Even if you do not daytrade, I encourage you to share stories like this one with others who do, because you might just help someone out of the underperformance AND waste of time that so many daytraders fall into.

And second came this story from a fellow named Dan Farr. Dan describes himself as "a worker bee existing deep inside the belly of a telecommunications titan." Now that he has extricated himself from debt and is ready to invest Foolishly, he writes, "This huge accomplishment for me has helped form my latest political opinion... namely, that if our nation were to pay the national debt rather than make promises of gifts, the national spirit should rise in a similar manner. What do you think about that?"

I think that's pretty Foolish.

Dan recently had forwarded to him one of those extremely amusing (and enlightening) Psych 101 experiment stories that makes its own important point. As this was forwarded to him, neither he nor I could verify the exact study, but even if it never occurred (and I like to think it did), there is spiritual truth here, dear Fools -- and I regard spiritual truth as a deeper thing, in its own way, than scientific truth. Let's entitle this, "What Fools Can Learn From Apes." The story goes:

"Start with a cage containing five monkeys. In the cage, hang a banana on a string and put a set of stairs under it. Before long, a monkey will go to the stairs and start to climb towards the banana. As soon as he touches the stairs, spray all of the monkeys with cold water.

"After a while, another monkey makes an attempt with the same result -- all the monkeys are sprayed with cold water.

"Pretty soon, when another monkey tries to climb the stairs, the other monkeys will try to prevent it.

"Now, turn off the cold water. Remove one monkey from the cage and replace it with a new one. The new monkey sees the banana and wants to climb the stairs. To his horror, all of the other monkeys attack him. After another attempt and attack, he knows that if he tries to climb the stairs, he will be assaulted.

"Next, remove another of the original five monkeys and replace it with a new one. The newcomer goes to the stairs and is attacked. The previous newcomer takes part in the punishment with enthusiasm. Again, replace a third original monkey with a new one. The new one makes it to the stairs and is attacked as well. Two of the four monkeys that beat him have no idea why they were not permitted to climb the stairs, or why they are participating in the beating of the newest monkey.

"After replacing the fourth and fifth original monkeys, all the monkeys which have been sprayed with cold water have been replaced.

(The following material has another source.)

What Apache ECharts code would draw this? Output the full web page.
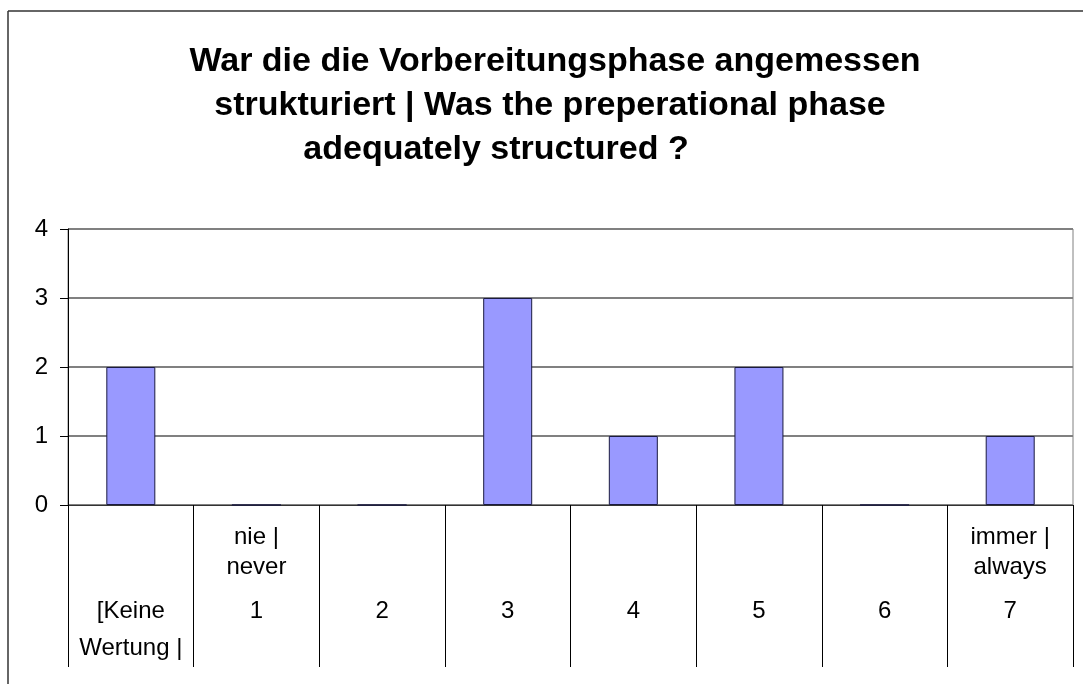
<!DOCTYPE html>
<html>
<head>
<meta charset="utf-8">
<script src="https://cdn.jsdelivr.net/npm/echarts@6/dist/echarts.min.js"></script>
<style>
  html, body { margin: 0; padding: 0; background: #fff; }
  #chart { width: 1083px; height: 684px; }
</style>
</head>
<body>
<div id="chart"></div>
<script>
const titleLines = [
  'War die die Vorbereitungsphase angemessen',
  'strukturiert | Was the preperational phase',
  'adequately structured ?'
];
const categories = ['[Keine Wertung |', '1', '2', '3', '4', '5', '6', '7'];
const scaleNotes = [[], ['nie |', 'never'], [], [], [], [], [], ['immer |', 'always']];
const counts = [2, 0, 0, 3, 1, 2, 0, 1];
const yMax = 4;

const font = '"Liberation Sans", Arial, sans-serif';
const titleX = [555, 550, 496];

const chart = echarts.init(document.getElementById('chart'));

// stacks the optional scale note above the category, long names break onto two lines
const catLabel = (value, idx) => {
  const note = scaleNotes[idx] || [];
  const sp = value.indexOf(' ');
  const main = sp > 0 ? value.slice(0, sp) : value;
  const tail = sp > 0 ? value.slice(sp + 1) : ' ';
  return '{a|' + (note[0] || ' ') + '}\n{a|' + (note[1] || ' ') + '}\n{b|' + main + '}\n{c|' + tail + '}';
};

const option = {
  animation: false,
  backgroundColor: '#fff',
  title: titleLines.map((t, i) => ({
    text: t,
    left: titleX[i],
    top: 44 + i * 44,
    textAlign: 'center',
    padding: 0,
    textStyle: { fontFamily: font, fontWeight: 'bold', fontSize: 34, color: '#000', lineHeight: 36 }
  })),
  grid: {
    left: 68, right: 10, top: 229, bottom: 179,
    show: true, borderColor: '#808080', borderWidth: 1
  },
  xAxis: {
    type: 'category',
    data: categories,
    axisLine: { lineStyle: { color: '#333', width: 1 } },
    axisTick: { show: true, length: 162, lineStyle: { color: '#000', width: 1 } },
    axisLabel: {
      interval: 0,
      margin: 17,
      formatter: catLabel,
      rich: {
        a: { fontFamily: font, fontSize: 24, color: '#000', lineHeight: 30 },
        b: { fontFamily: font, fontSize: 24, color: '#000', lineHeight: 58 },
        c: { fontFamily: font, fontSize: 24, color: '#000', lineHeight: 16 }
      }
    }
  },
  yAxis: {
    type: 'value',
    min: 0,
    max: yMax,
    interval: 1,
    axisLine: { show: true, lineStyle: { color: '#000', width: 1 } },
    axisTick: { show: true, length: 8, lineStyle: { color: '#000' } },
    axisLabel: { fontFamily: font, fontSize: 24, color: '#000', margin: 20 },
    splitLine: { show: true, lineStyle: { color: '#808080', width: 2 } }
  },
  series: [{
    type: 'bar',
    data: counts,
    barWidth: 49,
    itemStyle: { color: '#9999FF', borderColor: '#1a1a40', borderWidth: 1 }
  }],
  graphic: [
    { type: 'line', shape: { x1: 8, y1: 11, x2: 1083, y2: 11 }, style: { stroke: '#333', lineWidth: 1.5 } },
    { type: 'line', shape: { x1: 8, y1: 11, x2: 8, y2: 684 }, style: { stroke: '#333', lineWidth: 1.5 } }
  ]
};

chart.setOption(option);
window.addEventListener('resize', () => chart.resize());
</script>
</body>
</html>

Nevertheless, no monkey ever again approaches the stairs.

"Why not?

"Because that's the way it's always been around here."

(The punchline of this story, for any Dilbert fanatics out there, is "And that's the way company policy begins....")

Like many lessons we can learn from psychology, this one has something to tell us about our portfolios. Namely, why are you invested in what you are invested in? Is there anything of the "monkey see, monkey do" -- without monkey really understanding why -- in your portfolio?

The question is rhetorical. If you follow The Motley Fool approach, the answer is more or less a resounding NO. We teach that you should know where your money is, and why it is there, at all times. You should be invested in companies whose products and services you use, whose business you enjoy following and can understand.

I was on Nightline last night (here's a transcript) with a fellow guest who was generally quite Foolish in her thinking. But on one point I think she can do better. Her opinion is emphatic: Make sure you know exactly what your money is invested in. (Great point.) But the followup point is that her #1 place for most people to invest is managed mutual funds. She even pointed to so-called "socially responsible" mutual funds, about which I wrote a clearly worded critical passage in You Have More Than You Think.

Think about it. Do you know where your money is, in a managed mutual fund? Nope. It's being invested in stuff you don't know by someone you'll never meet. Your Orion Socially Responsible Growth II fund reports its holdings at the end of every quarter (as Jeff Fischer pointed out last night), and even then it often window dresses to make it look as if it was holding certain stocks all quarter, when in fact it may just be holding them for a day.

When you own a managed mutual fund, you really can't know -- can have no specific idea -- of how your money is invested. And this is even truer for people who truly care about being socially responsible. Are you being responsible by allowing some stranger you'll never meet to make your moral or ethical screen for you? As you can see, managed mutual funds don't really fit into The Motley Fool view of things.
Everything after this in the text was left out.